The Galileo Competence Center of the German Aerospace Center (DLR-GK) and Airbus have signed a €16.8 Mio contract for the hosting of DLR’s COMPASSO mission on the International Space Station (ISS) Bartolomeo platform.

COMPASSO will be the first in-orbit verification of compact and highly stable laser-optical clocks. Via a bi-directional optical link, these clocks are compared to and synchronized with highly stable clocks on Earth. In addition, the optical link between the ISS and the ground station is used for assessing the influence of atmospheric turbulence on the frequency and time transfer.

In combination with optical links, highly stable optical clocks are of particular interest for future generations of satellite navigation systems, such as Galileo, and the basis for new Global Navigation Satellite Systems (GNSS) architectures, such as the Kepler concept developed at DLR. Combined with the control of further parameters, such as accuracy in orbit determination and atmosphere modelling, a higher accuracy in position determination on Earth can be achieved while at the same time reducing the ground segment complexity and size.

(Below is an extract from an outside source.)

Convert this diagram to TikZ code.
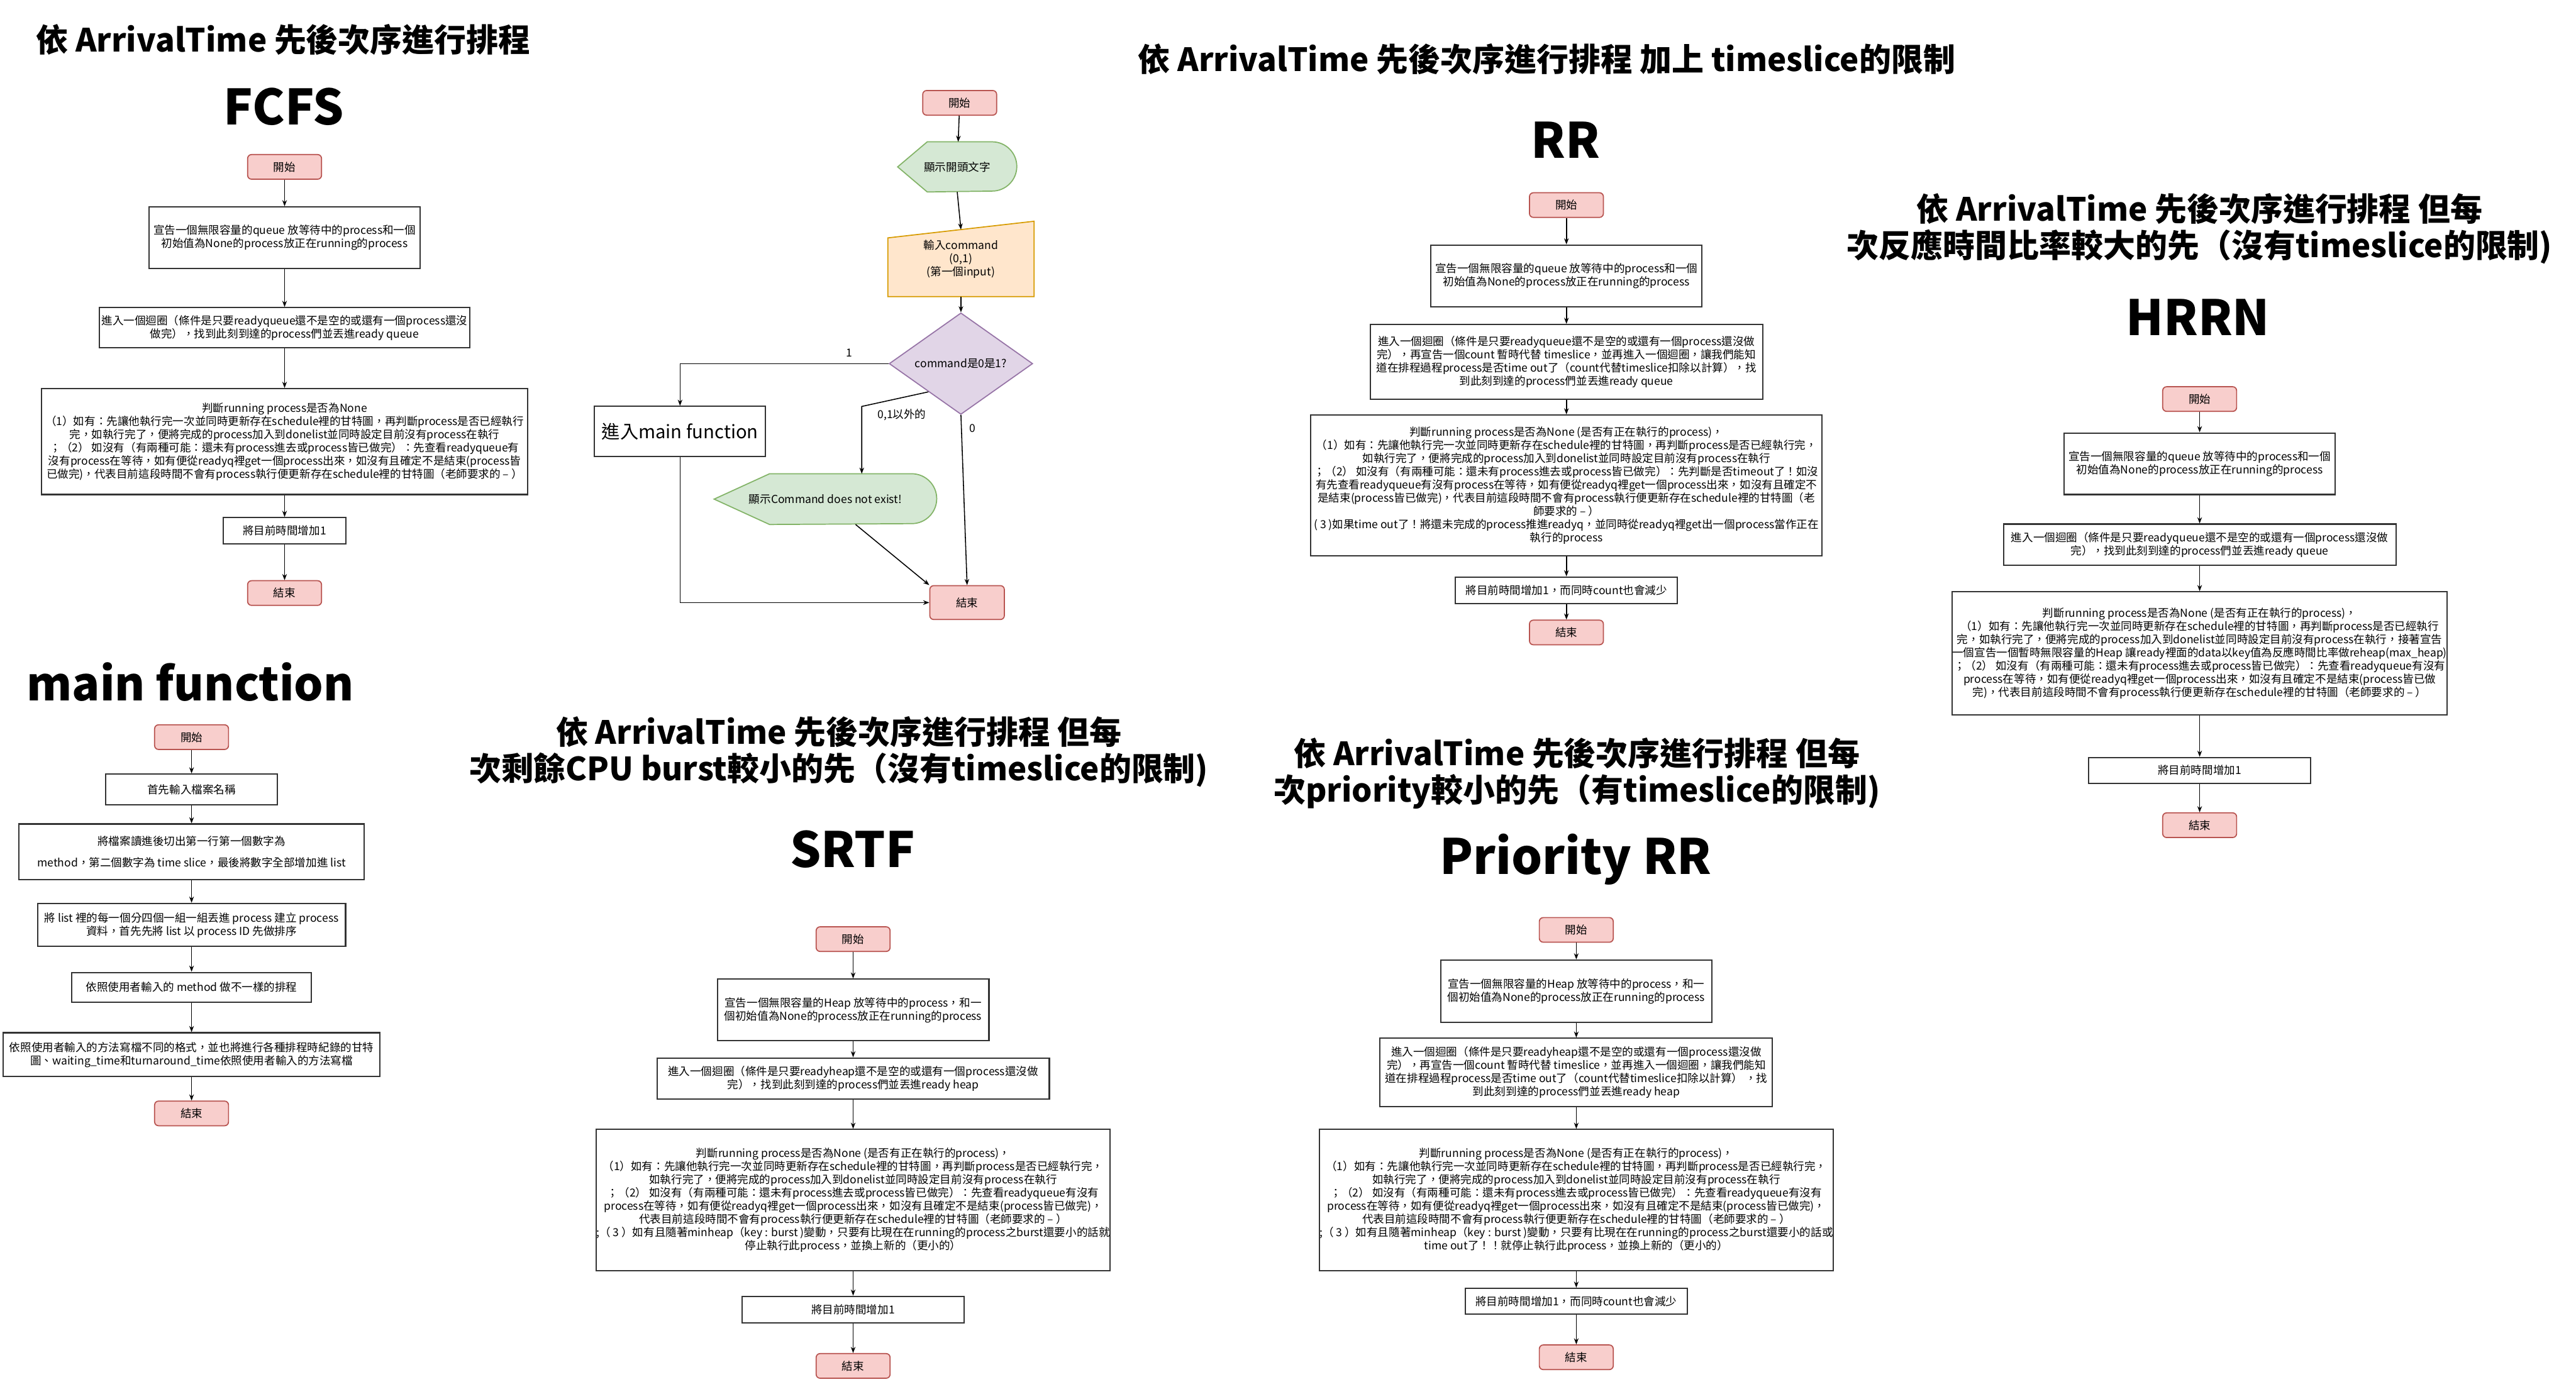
\documentclass[tikz,border=0pt]{standalone}
\usepackage{fontspec}
\setmainfont{Noto Sans CJK TC}
\usetikzlibrary{arrows.meta,positioning,shapes.geometric,calc,backgrounds}
\definecolor{TermFill}{HTML}{F8CECC}
\definecolor{TermLine}{HTML}{B85450}
\definecolor{ShowFill}{HTML}{D5E8D4}
\definecolor{ShowLine}{HTML}{82B366}
\definecolor{InFill}  {HTML}{FFE6CC}
\definecolor{InLine}  {HTML}{D79B00}
\definecolor{AskFill} {HTML}{E1D5E7}
\definecolor{AskLine} {HTML}{9673A6}
\definecolor{BoxLine} {HTML}{333333}
\newcommand{\bodyfont}{\fontsize{5.1}{6.1}\selectfont}
\newcommand{\headfont}{\fontsize{14.8}{17}\selectfont\bfseries}
\newcommand{\namefont}{\fontsize{22.5}{24}\selectfont\bfseries}
\tikzset{
  term/.style={rectangle,rounded corners=1.8pt,draw=TermLine,fill=TermFill,
               line width=0.5pt,font=\bodyfont,minimum width=1.2cm,
               minimum height=0.4cm,inner sep=0pt},
  pbox/.style 2 args={rectangle,draw=BoxLine,fill=white,line width=0.6pt,
               font=\bodyfont,align=center,inner sep=0pt,
               minimum width=#1cm,minimum height=#2cm},
  showbox/.style={font=\bodyfont,align=center,inner sep=0pt},
  showline/.style={draw=ShowLine,fill=ShowFill,line width=0.5pt},
  head/.style={font=\headfont,align=center},
  algo/.style={font=\namefont},
  lbl/.style={font=\bodyfont,inner sep=0pt},
  arr/.style={-{Stealth[length=1mm,width=0.75mm]},line width=0.45pt,color=black},
}

\begin{document}
\begin{tikzpicture}

  \path[use as bounding box] (0,0) rectangle (41.82,-22.44);

  % FCFS
  \node[head] (fHead) at (4.60,-0.64) {依 ArrivalTime 先後次序進行排程};
  \node[algo] (fName) at (4.61,-1.73) {FCFS};
  \node[term] (fStart) at (4.62,-2.71) {開始};
  \node[pbox={4.40}{1.00}] (fDecl) at (4.62,-3.86)
    {宣告一個無限容量的queue 放等待中的process和一個\\初始值為None的process放正在running的process};
  \node[pbox={6.01}{0.65}] (fLoop) at (4.62,-5.32)
    {進入一個迴圈（條件是只要readyqueue還不是空的或還有一個process還沒\\做完），找到此刻到達的process們並丟進ready queue};
  \node[pbox={7.90}{1.72}] (fJudge) at (4.62,-7.17)
    {判斷running process是否為None\\
     （1）如有：先讓他執行完一次並同時更新存在schedule裡的甘特圖，再判斷process是否已經執行\\
     完，如執行完了，便將完成的process加入到donelist並同時設定目前沒有process在執行\\
     ；（2） 如沒有（有兩種可能：還未有process進去或process皆已做完）：先查看readyqueue有\\
     沒有process在等待，如有便從readyq裡get一個process出來，如沒有且確定不是結束(process皆\\
     已做完)，代表目前這段時間不會有process執行便更新存在schedule裡的甘特圖（老師要求的 – ）};
  \node[pbox={1.99}{0.43}] (fTick) at (4.62,-8.62) {將目前時間增加1};
  \node[term] (fEnd) at (4.62,-9.63) {結束};

  \draw[arr] (fStart) -- (fDecl);
  \draw[arr] (fDecl) -- (fLoop);
  \draw[arr] (fLoop) -- (fJudge);
  \draw[arr] (fJudge) -- (fTick);
  \draw[arr] (fTick) -- (fEnd);

  % top level flow
  \node[term] (mStart) at (15.58,-1.67) {開始};
  \node[showbox,minimum width=1.92cm,minimum height=0.80cm] (mShow) at (15.54,-2.71) {顯示開頭文字};
  \node[showbox,minimum width=2.36cm,minimum height=1.21cm] (mInput) at (15.60,-4.205)
    {輸入command\\(0,1)\\(第一個input)};
  \node[diamond,draw=AskLine,fill=AskFill,line width=0.5pt,font=\bodyfont,inner sep=0pt,
        minimum width=2.33cm,minimum height=1.35cm] (mCheck) at (15.60,-5.905) {command是0是1?};
  \node[pbox={2.78}{0.81},font=\fontsize{8.5}{10}\selectfont] (mMain) at (11.04,-7.005) {進入main function};
  \node[showbox,minimum width=3.60cm,minimum height=0.81cm] (mError) at (13.40,-8.105)
    {顯示Command does not exist!};
  \node[term,minimum width=1.21cm,minimum height=0.55cm] (mEnd) at (15.70,-9.785) {結束};

  \begin{scope}[on background layer]
    \fill[white] (0,0) rectangle (41.82,-22.44);
    \path[showline] (mShow.west) -- ($(mShow.north west)+(0.48,0)$) -- ($(mShow.north east)+(-0.4,0)$)
      arc[start angle=90,end angle=-90,radius=0.4] -- ($(mShow.south west)+(0.48,0)$) -- cycle;
    \path[showline] (mError.west) -- ($(mError.north west)+(0.9,0)$) -- ($(mError.north east)+(-0.405,0)$)
      arc[start angle=90,end angle=-90,radius=0.405] -- ($(mError.south west)+(0.9,0)$) -- cycle;
    \path[draw=InLine,fill=InFill,line width=0.5pt] (mInput.south west) -- ($(mInput.north west)+(0,-0.27)$)
      -- (mInput.north east) -- (mInput.south east) -- cycle;
  \end{scope}

  \coordinate (mInTop) at ($(mInput.north)+(0,-0.135)$);
  \coordinate (mElse) at ($(mCheck.west)!0.55!(mCheck.south)$);
  \coordinate (mBend) at (13.99,-6.60);
  \coordinate (mErrOut) at ($(mError.south)+(0.49,0)$);

  \draw[arr] (mStart) -- (mShow);
  \draw[arr] (mShow.south) -- (mInTop);
  \draw[arr] (mInput) -- (mCheck);
  \draw[arr] (mCheck.west) -| (mMain.north) node[lbl,pos=0.094,above=0.1cm] (lOne) {1};
  \draw[arr] (mElse) -- (mBend) -- (mBend |- mError.north);
  \node[lbl,below right=0.04cm and 0.25cm of mBend] (lOther) {0,1以外的};
  \draw[arr] (mCheck.south) -- (mEnd.north) node[lbl,pos=0.08,right=0.12cm] (lZero) {0};
  \draw[arr] (mErrOut) -- (mEnd.north west);
  \draw[arr] (mMain.south) |- (mEnd.west);

  % RR
  \node[head] (rHead) at (25.11,-0.96) {依 ArrivalTime 先後次序進行排程 加上 timeslice的限制};
  \node[algo] (rName) at (25.42,-2.27) {RR};
  \node[term] (rStart) at (25.43,-3.33) {開始};
  \node[pbox={4.40}{1.00}] (rDecl) at (25.43,-4.48)
    {宣告一個無限容量的queue 放等待中的process和一個\\初始值為None的process放正在running的process};
  \node[pbox={6.37}{1.21}] (rLoop) at (25.43,-5.875)
    {進入一個迴圈（條件是只要readyqueue還不是空的或還有一個process還沒做\\
     完），再宣告一個count 暫時代替 timeslice，並再進入一個迴圈，讓我們能知\\
     道在排程過程process是否time out了（count代替timeslice扣除以計算），找\\
     到此刻到達的process們並丟進ready queue};
  \node[pbox={8.30}{2.29}] (rJudge) at (25.43,-7.885)
    {判斷running process是否為None (是否有正在執行的process)，\\
     （1）如有：先讓他執行完一次並同時更新存在schedule裡的甘特圖，再判斷process是否已經執行完，\\
     如執行完了，便將完成的process加入到donelist並同時設定目前沒有process在執行\\
     ；（2） 如沒有（有兩種可能：還未有process進去或process皆已做完）：先判斷是否timeout了！如沒\\
     有先查看readyqueue有沒有process在等待，如有便從readyq裡get一個process出來，如沒有且確定不\\
     是結束(process皆已做完)，代表目前這段時間不會有process執行便更新存在schedule裡的甘特圖（老\\
     師要求的 – ）\\
     ( 3 )如果time out了！將還未完成的process推進readyq，並同時從readyq裡get出一個process當作正在\\
     執行的process};
  \node[pbox={3.60}{0.43}] (rTick) at (25.43,-9.585) {將目前時間增加1，而同時count也會減少};
  \node[term] (rEnd) at (25.43,-10.27) {結束};

  \draw[arr] (rStart) -- (rDecl);
  \draw[arr] (rDecl) -- (rLoop);
  \draw[arr] (rLoop) -- (rJudge);
  \draw[arr] (rJudge) -- (rTick);
  \draw[arr] (rTick) -- (rEnd);

  % HRRN
  \node[head] (hHead) at (35.71,-3.715)
    {依 ArrivalTime 先後次序進行排程 但每\\次反應時間比率較大的先（沒有timeslice的限制)};
  \node[algo] (hName) at (35.68,-5.15) {HRRN};
  \node[term] (hStart) at (35.71,-6.48) {開始};
  \node[pbox={4.40}{1.00}] (hDecl) at (35.71,-7.53)
    {宣告一個無限容量的queue 放等待中的process和一個\\初始值為None的process放正在running的process};
  \node[pbox={6.37}{0.67}] (hLoop) at (35.71,-8.845)
    {進入一個迴圈（條件是只要readyqueue還不是空的或還有一個process還沒做\\完），找到此刻到達的process們並丟進ready queue};
  \node[pbox={8.04}{2.00}] (hJudge) at (35.71,-10.61)
    {判斷running process是否為None (是否有正在執行的process)，\\
     （1）如有：先讓他執行完一次並同時更新存在schedule裡的甘特圖，再判斷process是否已經執行\\
     完，如執行完了，便將完成的process加入到donelist並同時設定目前沒有process在執行，接著宣告\\
     一個宣告一個暫時無限容量的Heap 讓ready裡面的data以key值為反應時間比率做reheap(max\_heap)\\
     ；（2） 如沒有（有兩種可能：還未有process進去或process皆已做完）：先查看readyqueue有沒有\\
     process在等待，如有便從readyq裡get一個process出來，如沒有且確定不是結束(process皆已做\\
     完)，代表目前這段時間不會有process執行便更新存在schedule裡的甘特圖（老師要求的 – ）};
  \node[pbox={3.61}{0.42}] (hTick) at (35.71,-12.51) {將目前時間增加1};
  \node[term] (hEnd) at (35.71,-13.40) {結束};

  \draw[arr] (hStart) -- (hDecl);
  \draw[arr] (hDecl) -- (hLoop);
  \draw[arr] (hLoop) -- (hJudge);
  \draw[arr] (hJudge) -- (hTick);
  \draw[arr] (hTick) -- (hEnd);

  % main function
  \node[algo,font=\fontsize{21.3}{23}\selectfont\bfseries] (aName) at (3.09,-11.07) {main function};
  \node[term] (aStart) at (3.11,-11.97) {開始};
  \node[pbox={2.78}{0.50}] (aFile) at (3.11,-12.82) {首先輸入檔案名稱};
  \node[pbox={5.61}{0.90}] (aRead) at (3.11,-13.83)
    {將檔案讀進後切出第一行第一個數字為\\[0.13cm]method，第二個數字為 time slice，最後將數字全部增加進 list};
  \node[pbox={5.00}{0.70}] (aSplit) at (3.11,-15.02)
    {將 list 裡的每一個分四個一組一組丟進 process 建立 process\\資料，首先先將 list 以 process ID 先做排序};
  \node[pbox={3.89}{0.48}] (aSched) at (3.11,-16.03) {依照使用者輸入的 method 做不一樣的排程};
  \node[pbox={6.12}{0.71}] (aWrite) at (3.11,-17.125)
    {依照使用者輸入的方法寫檔不同的格式，並也將進行各種排程時紀錄的甘特\\圖、waiting\_time和turnaround\_time依照使用者輸入的方法寫檔};
  \node[term] (aEnd) at (3.11,-18.08) {結束};

  \draw[arr] (aStart) -- (aFile);
  \draw[arr] (aFile) -- (aRead);
  \draw[arr] (aRead) -- (aSplit);
  \draw[arr] (aSplit) -- (aSched);
  \draw[arr] (aSched) -- (aWrite);
  \draw[arr] (aWrite) -- (aEnd);

  % SRTF
  \node[head] (sHead) at (13.62,-12.21)
    {依 ArrivalTime 先後次序進行排程 但每\\次剩餘CPU burst較小的先（沒有timeslice的限制)};
  \node[algo] (sName) at (13.84,-13.79) {SRTF};
  \node[term] (sStart) at (13.85,-15.25) {開始};
  \node[pbox={4.41}{1.00}] (sDecl) at (13.85,-16.40)
    {宣告一個無限容量的Heap 放等待中的process，和一\\個初始值為None的process放正在running的process};
  \node[pbox={6.37}{0.67}] (sLoop) at (13.85,-17.515)
    {進入一個迴圈（條件是只要readyheap還不是空的或還有一個process還沒做\\完），找到此刻到達的process們並丟進ready heap};
  \node[pbox={8.32}{2.29}] (sJudge) at (13.85,-19.485)
    {判斷running process是否為None (是否有正在執行的process)，\\
     （1）如有：先讓他執行完一次並同時更新存在schedule裡的甘特圖，再判斷process是否已經執行完，\\
     如執行完了，便將完成的process加入到donelist並同時設定目前沒有process在執行\\
     ；（2） 如沒有（有兩種可能：還未有process進去或process皆已做完）：先查看readyqueue有沒有\\
     process在等待，如有便從readyq裡get一個process出來，如沒有且確定不是結束(process皆已做完)，\\
     代表目前這段時間不會有process執行便更新存在schedule裡的甘特圖（老師要求的 – ）\\
     ;（ 3 ）如有且隨著minheap（key : burst )變動，只要有比現在在running的process之burst還要小的話就\\
     停止執行此process，並換上新的（更小的）};
  \node[pbox={3.60}{0.43}] (sTick) at (13.85,-21.265) {將目前時間增加1};
  \node[term] (sEnd) at (13.85,-22.18) {結束};

  \draw[arr] (sStart) -- (sDecl);
  \draw[arr] (sDecl) -- (sLoop);
  \draw[arr] (sLoop) -- (sJudge);
  \draw[arr] (sJudge) -- (sTick);
  \draw[arr] (sTick) -- (sEnd);

  % Priority RR
  \node[head] (pHead) at (25.60,-12.56)
    {依 ArrivalTime 先後次序進行排程 但每\\次priority較小的先（有timeslice的限制)};
  \node[algo] (pName) at (25.58,-13.95) {Priority RR};
  \node[term] (pStart) at (25.59,-15.10) {開始};
  \node[pbox={4.40}{1.01}] (pDecl) at (25.59,-16.095)
    {宣告一個無限容量的Heap 放等待中的process，和一\\個初始值為None的process放正在running的process};
  \node[pbox={6.37}{1.11}] (pLoop) at (25.59,-17.415)
    {進入一個迴圈（條件是只要readyheap還不是空的或還有一個process還沒做\\
     完），再宣告一個count 暫時代替 timeslice，並再進入一個迴圈，讓我們能知\\
     道在排程過程process是否time out了（count代替timeslice扣除以計算） ，找\\
     到此刻到達的process們並丟進ready heap};
  \node[pbox={8.31}{2.29}] (pJudge) at (25.59,-19.485)
    {判斷running process是否為None (是否有正在執行的process)，\\
     （1）如有：先讓他執行完一次並同時更新存在schedule裡的甘特圖，再判斷process是否已經執行完，\\
     如執行完了，便將完成的process加入到donelist並同時設定目前沒有process在執行\\
     ；（2） 如沒有（有兩種可能：還未有process進去或process皆已做完）：先查看readyqueue有沒有\\
     process在等待，如有便從readyq裡get一個process出來，如沒有且確定不是結束(process皆已做完)，\\
     代表目前這段時間不會有process執行便更新存在schedule裡的甘特圖（老師要求的 – ）\\
     ;（ 3 ）如有且隨著minheap（key : burst )變動，只要有比現在在running的process之burst還要小的話或\\
     time out了！！就停止執行此process，並換上新的（更小的）};
  \node[pbox={3.60}{0.42}] (pTick) at (25.59,-21.13) {將目前時間增加1，而同時count也會減少};
  \node[term] (pEnd) at (25.59,-22.04) {結束};

  \draw[arr] (pStart) -- (pDecl);
  \draw[arr] (pDecl) -- (pLoop);
  \draw[arr] (pLoop) -- (pJudge);
  \draw[arr] (pJudge) -- (pTick);
  \draw[arr] (pTick) -- (pEnd);

\end{tikzpicture}
\end{document}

“In addition to satellite positioning applications, the frequency reference developed in COMPASSO is a highly stable and extremely coherent light source for inter-satellite laser interferometry,” said Hansjoerg Dittus, Member of the Executive Board at DLR. “This is of significant interest for Earth observation missions such as the Gravity Recovery and Climate Experiment follow-on, GRACE-FO, or scientific missions such as the Laser Interferometer Space Antenna LISA”.

The 200 kg COMPASSO mission is expected to launch in late 2024 and will occupy a double slot on the Bartolomeo platform. At the end of the 18-month mission, the payload components will be returned to Earth.

“COMPASSO will be fitted onto a dedicated ArgUS Carrier, an adapter plate originally designed for carrying several smaller payloads in a ride-share scenario,” said Andreas Hammer, Head of Space Exploration at Airbus. “It is great that with this tailored service solution, we were also able to offer DLR-GK an ideal basis for their COMPASSO experiments.”

The DLR Galileo Competence Center (DLR-GK) is responsible for the COMPASSO project management and acts as both the contracting authority and the technical authority. It coordinates the DLR institutes and external suppliers developing COMPASSO subsystems, including on-board and ground software. DLR-GK is located at the DLR site in Oberpfaffenhofen.